_WORK TO COMPLETE_.
From the first line of the entries below through the line bearing "import pandas as pd", write out each line exactly. Omit pictures.

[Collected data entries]
+===+
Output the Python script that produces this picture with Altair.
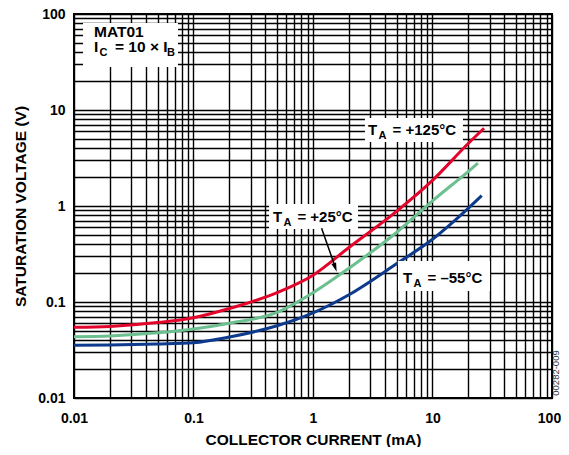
import altair as alt
import pandas as pd

# ---- curve data (collector current mA -> saturation voltage V) ----
i_125 = [0.01, 0.02, 0.05, 0.1, 0.2, 0.5, 1, 2, 5, 10, 20, 27]
v_125 = [0.0545, 0.0557, 0.061, 0.0686, 0.0855, 0.125, 0.19, 0.37, 0.88, 1.85, 4.5, 6.45]
i_25 = [0.01, 0.02, 0.05, 0.1, 0.2, 0.5, 1, 2, 5, 10, 20, 24]
v_25 = [0.0435, 0.0443, 0.0477, 0.0524, 0.0601, 0.078, 0.125, 0.225, 0.53, 1.13, 2.3, 2.79]
i_m55 = [0.01, 0.02, 0.05, 0.1, 0.2, 0.5, 1, 2, 5, 10, 20, 25.8]
v_m55 = [0.0354, 0.0356, 0.0365, 0.0377, 0.0432, 0.0566, 0.077, 0.119, 0.25, 0.45, 0.95, 1.28]
series_names = ["+125°C", "+25°C", "−55°C"]
series_colors = ["#e3042c", "#6cbf8e", "#0d3a8c"]

# ---- axis tick values ----
x_ticks = [round(m * 10 ** e, 6) for e in range(-2, 2) for m in range(1, 10)] + [100]
y_ticks = [round(m * 10 ** e, 6) for e in range(-2, 2) for m in range(1, 10)] + [100]
decades = [0.01, 0.1, 1, 10, 100]

# ---- annotations ----
box_x1 = [0.0119, 2.72, 0.429, 5.14]
box_x2 = [0.0741, 18.0, 2.38, 30.3]
box_y1 = [80.6, 8.26, 1.05, 0.267]
box_y2 = [28.0, 4.64, 0.575, 0.130]

ta_x = [2.89, 0.462, 5.66]
ta_y = [5.50, 0.681, 0.158]
ta_rest = ["= +125°C", "= +25°C", "= –55°C"]

mat_x = [0.0147]
mat_y1 = [57.6]
mat_y2 = [40.2]

arrow_x = [1.18]
arrow_y = [0.586]
arrow_x2 = [1.514]
arrow_y2 = [0.243]
head_x = [1.534]
head_y = [0.229]

FONT = "Liberation Sans"

rows = []
for name, xs, ys in zip(series_names, [i_125, i_25, i_m55], [v_125, v_25, v_m55]):
    for a, b in zip(xs, ys):
        rows.append({"series": name, "i": a, "v": b})
curves = pd.DataFrame(rows)

label_expr = "indexof(%s, datum.value) >= 0 ? datum.label : ''" % str(decades)

xscale = alt.Scale(type="log", domain=[0.01, 100], nice=False)
yscale = alt.Scale(type="log", domain=[0.01, 100], nice=False)

x_axis = alt.Axis(
    values=x_ticks, format="~g", labelExpr=label_expr,
    grid=True, gridColor="black", gridWidth=1.4, gridOpacity=1,
    ticks=False, tickSize=0, domain=False,
    labelFont=FONT, labelFontWeight="bold", labelFontSize=14, labelColor="black",
    labelPadding=24, labelBaseline="alphabetic",
    labelOffset={"condition": {"test": "datum.value == 100", "value": -3}, "value": 0},
    labelOverlap=False, labelFlush=False,
    title="COLLECTOR CURRENT (mA)", titleFont=FONT, titleFontWeight="bold",
    titleFontSize=15.5, titleColor="black", titleX=239, titleY=46,
    titleBaseline="alphabetic", titleAlign="center",
)
y_axis = alt.Axis(
    values=y_ticks, format="~g", labelExpr=label_expr,
    grid=True, gridColor="black", gridWidth=1.4, gridOpacity=1,
    ticks=False, tickSize=0, domain=False,
    labelFont=FONT, labelFontWeight="bold", labelFontSize=14, labelColor="black",
    labelPadding=9, labelOverlap=False, labelFlush=False,
    title="SATURATION VOLTAGE (V)", titleFont=FONT, titleFontWeight="bold",
    titleFontSize=15.5, titleColor="black", titleX=-49, titleY=192,
    titleAngle=270, titleBaseline="alphabetic", titleAlign="center",
)

lines = alt.Chart(curves).mark_line(strokeWidth=3, interpolate="monotone").encode(
    x=alt.X("i:Q", scale=xscale, axis=x_axis),
    y=alt.Y("v:Q", scale=yscale, axis=y_axis),
    color=alt.Color("series:N", scale=alt.Scale(domain=series_names, range=series_colors), legend=None),
    detail="series:N",
)

boxes = alt.Chart(pd.DataFrame({"x1": box_x1, "x2": box_x2, "y1": box_y1, "y2": box_y2})).mark_rect(
    fill="white"
).encode(
    x=alt.X("x1:Q", scale=xscale), x2="x2:Q",
    y=alt.Y("y1:Q", scale=yscale), y2="y2:Q",
)

ta_df = pd.DataFrame({"x": ta_x, "y": ta_y, "rest": ta_rest})
ta_base = alt.Chart(ta_df).encode(
    x=alt.X("x:Q", scale=xscale), y=alt.Y("y:Q", scale=yscale)
)
t_main = ta_base.mark_text(text="T", font=FONT, fontWeight="bold", fontSize=15, align="left",
                           baseline="alphabetic", color="black")
t_sub = ta_base.mark_text(text="A", font=FONT, fontWeight="bold", fontSize=11, align="left",
                          baseline="alphabetic", dx=10.5, dy=4, color="black")
t_rest = ta_base.mark_text(font=FONT, fontWeight="bold", fontSize=15, align="left",
                           baseline="alphabetic", dx=24.5, color="black").encode(text="rest:N")

mat_df = pd.DataFrame({"x": mat_x, "y1": mat_y1, "y2": mat_y2})
mat_b1 = alt.Chart(mat_df).encode(x=alt.X("x:Q", scale=xscale), y=alt.Y("y1:Q", scale=yscale))
mat_b2 = alt.Chart(mat_df).encode(x=alt.X("x:Q", scale=xscale), y=alt.Y("y2:Q", scale=yscale))
txt = dict(font=FONT, fontWeight="bold", align="left", baseline="alphabetic", color="black")
m1 = mat_b1.mark_text(text="MAT01", fontSize=15.5, **txt)
m2 = mat_b2.mark_text(text="I", fontSize=15.5, **txt)
m3 = mat_b2.mark_text(text="C", fontSize=11, dx=5.5, dy=4, **txt)
m4 = mat_b2.mark_text(text="= 10 × I", fontSize=15.5, dx=21, **txt)
m5 = mat_b2.mark_text(text="B", fontSize=11, dx=73, dy=4, **txt)

arrow = alt.Chart(pd.DataFrame({"x": arrow_x, "y": arrow_y, "x2": arrow_x2, "y2": arrow_y2})).mark_rule(
    color="black", strokeWidth=1.5
).encode(
    x=alt.X("x:Q", scale=xscale), y=alt.Y("y:Q", scale=yscale), x2="x2:Q", y2="y2:Q"
)
head = alt.Chart(pd.DataFrame({"x": head_x, "y": head_y})).mark_point(
    shape="M0,1L-0.55,-1L0.55,-1Z", size=81, filled=True, color="black", opacity=1, angle=341
).encode(x=alt.X("x:Q", scale=xscale), y=alt.Y("y:Q", scale=yscale))

code = alt.Chart(pd.DataFrame({"t": ["00282-009"]})).mark_text(
    font=FONT, fontSize=9.5, angle=270, align="center", baseline="middle", color="#333333"
).encode(x=alt.value(482), y=alt.value(359), text="t:N")

chart = alt.layer(
    lines, boxes, t_main, t_sub, t_rest, m1, m2, m3, m4, m5, arrow, head, code
).properties(
    width=478, height=384,
    autosize=alt.AutoSizeParams(type="none"),
    padding={"left": 66, "top": 6, "right": 9, "bottom": 49},
).configure_view(stroke="black", strokeWidth=2)

chart.save("out.html", embed_options={"renderer": "svg", "actions": False})
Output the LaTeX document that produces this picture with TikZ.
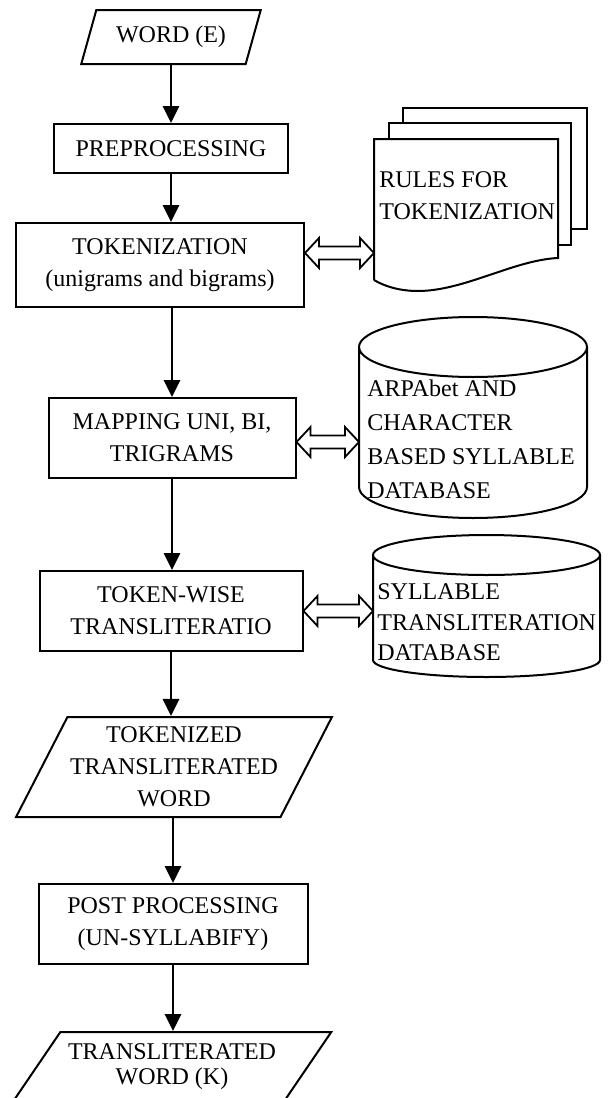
\documentclass[tikz,border=0pt]{standalone}
\usepackage{fontspec}
\setmainfont{Liberation Serif}
\usetikzlibrary{shapes, arrows.meta, calc}
\tikzstyle{io} = [trapezium, trapezium stretches=true, draw=black, line width=1pt, inner sep=0pt, text centered, align=center]
\tikzstyle{process} = [rectangle, draw=black, line width=1pt, inner sep=0pt, text centered, align=center]
\tikzstyle{store} = [rectangle, inner ysep=0pt, align=left]
\tikzstyle{line} = [draw, line width=1.4pt, -{Triangle[length=8.5pt, width=8pt]}]
\tikzstyle{hollow} = [draw, line width=0.9pt, line join=miter]
\tikzstyle{sheet} = [draw, line width=1pt]

% hollow two-headed arrow between two points on one level
\newcommand{\dblarrow}[2]{%
  \path [hollow] (#1) -- ++(7pt,7.5pt) -- ++(0pt,-4.25pt) -- ($(#2)+(-7pt,3.25pt)$) -- ++(0pt,4.25pt)
    -- (#2) -- ++(-7pt,-7.5pt) -- ++(0pt,4.25pt) -- ($(#1)+(7pt,-3.25pt)$) -- ++(0pt,-4.25pt) -- cycle;}

\begin{document}
\begin{tikzpicture}[x=0.5pt, y=-0.5pt, node distance=80pt, font=\fontsize{12}{16}\selectfont]
            \useasboundingbox (0,0) rectangle (607,1098);

            % Nodes of flowchart
            % Main line
            \node (word) [io, trapezium left angle=63, trapezium right angle=117, minimum width=90pt, minimum height=27pt] at (171,37) {WORD (E)};
            \node (prep) [process, below of=word, yshift=24.25pt, minimum width=117pt, minimum height=24.5pt] {PREPROCESSING};
            \node (tok) [process, below of=prep, xshift=-5.5pt, yshift=21.75pt, minimum width=144pt, minimum height=42pt] {TOKENIZATION\\(unigrams and bigrams)};
            \node (map) [process, below of=tok, xshift=6pt, yshift=-6.5pt, minimum width=123.5pt, minimum height=40pt] {MAPPING UNI, BI,\\TRIGRAMS};
            \node (tw) [process, below of=map, xshift=-0.5pt, yshift=-6.5pt, minimum width=131.5pt, minimum height=40pt] {TOKEN-WISE\\TRANSLITERATIO};
            \node (tokd) [io, below of=tw, xshift=1.5pt, yshift=2pt, trapezium left angle=58, trapezium right angle=122, minimum width=158pt, minimum height=50pt] {TOKENIZED\\TRANSLITERATED\\WORD};
            \node (post) [process, below of=tokd, xshift=-0.5pt, yshift=1.5pt, minimum width=134.5pt, minimum height=40pt] {POST PROCESSING\\(UN-SYLLABIFY)};
            \node (out) [io, below of=post, xshift=-0.5pt, yshift=8.5pt, trapezium left angle=46, trapezium right angle=134, minimum width=159.5pt, minimum height=35pt, font=\fontsize{12}{12.5}\selectfont] {TRANSLITERATED\\WORD (K)};

            % Right line
            \node (rules) [store, anchor=west, inner xsep=2.5pt] at (374,196) {RULES FOR\\TOKENIZATION};
            \node (db1) [store, anchor=west, inner xsep=4pt, font=\fontsize{12}{17}\selectfont] at (359,439) {ARPAbet AND\\CHARACTER\\BASED SYLLABLE\\DATABASE};
            \node (db2) [store, anchor=west, inner xsep=2pt, font=\fontsize{12}{15.25}\selectfont] at (373,622.5) {SYLLABLE\\TRANSLITERATION\\DATABASE};

            % Outlines of stores
            \draw [sheet, shift={(rules.west)}] (29,-73) |- (213,-88) |- (197,33);
            \draw [sheet, shift={(rules.west)}] (15,-57) |- (197,-73) |- (184,49);
            \draw [sheet, shift={(rules.west)}] (0,84) -- (0,-57) -- (184,-57) -- (184,62)
                .. controls (140,64) and (90,95) .. (44,95) .. controls (25,95) and (10,90) .. (0,84);
            \draw [sheet, shift={(db1.west)}] (0,-92) -- (0,48) arc[start angle=180, end angle=360, x radius=57pt, y radius=15.5pt]
                -- (228,-92) arc[start angle=0, end angle=180, x radius=57pt, y radius=15pt]
                arc[start angle=180, end angle=360, x radius=57pt, y radius=15pt];
            \draw [sheet, shift={(db2.west)}] (0,-67.5) -- (0,37.5) arc[start angle=180, end angle=360, x radius=56.75pt, y radius=8.5pt]
                -- (227,-67.5) arc[start angle=0, end angle=180, x radius=56.75pt, y radius=10pt]
                arc[start angle=180, end angle=360, x radius=56.75pt, y radius=10pt];

            % Draw lines
            % Main line
            \path [line] (word) -- (prep);
            \path [line] (prep) -- (prep |- tok.north);
            \path [line] (tok.south -| map) -- (map);
            \path [line] (map) -- (map |- tw.north);
            \path [line] (tw) -- (tw |- tokd.north);
            \path [line] (tokd.south -| post) -- (post);
            \path [line] (post) -- (post |- out.north);

            % Right line
            \coordinate (t1) at ([yshift=6pt]tok.east);
            \coordinate (t2) at (t1 -| rules.west);
            \coordinate (m1) at ([yshift=-2pt]map.east);
            \coordinate (m2) at (m1 -| db1.west);
            \coordinate (w1) at (tw.east);
            \coordinate (w2) at (w1 -| db2.west);
            \dblarrow{t1}{t2}
            \dblarrow{m1}{m2}
            \dblarrow{w1}{w2}
\end{tikzpicture}
\end{document}
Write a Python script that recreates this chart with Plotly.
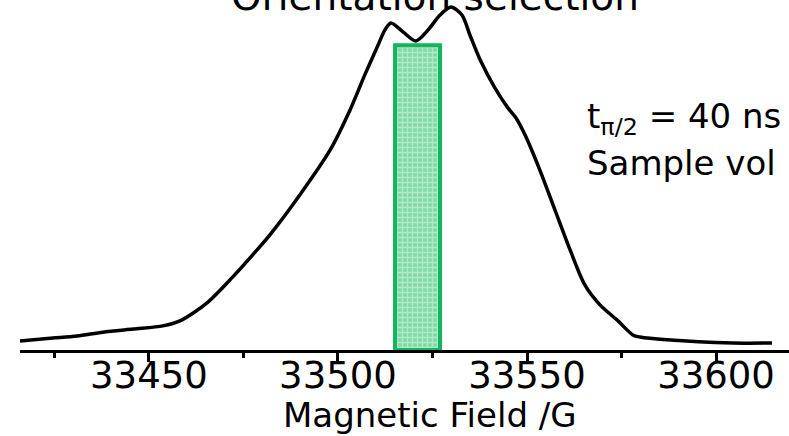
+===+
_PROBLEM SOLUTION_.
Output the Python script that produces this picture with Altair.
import altair as alt
import pandas as pd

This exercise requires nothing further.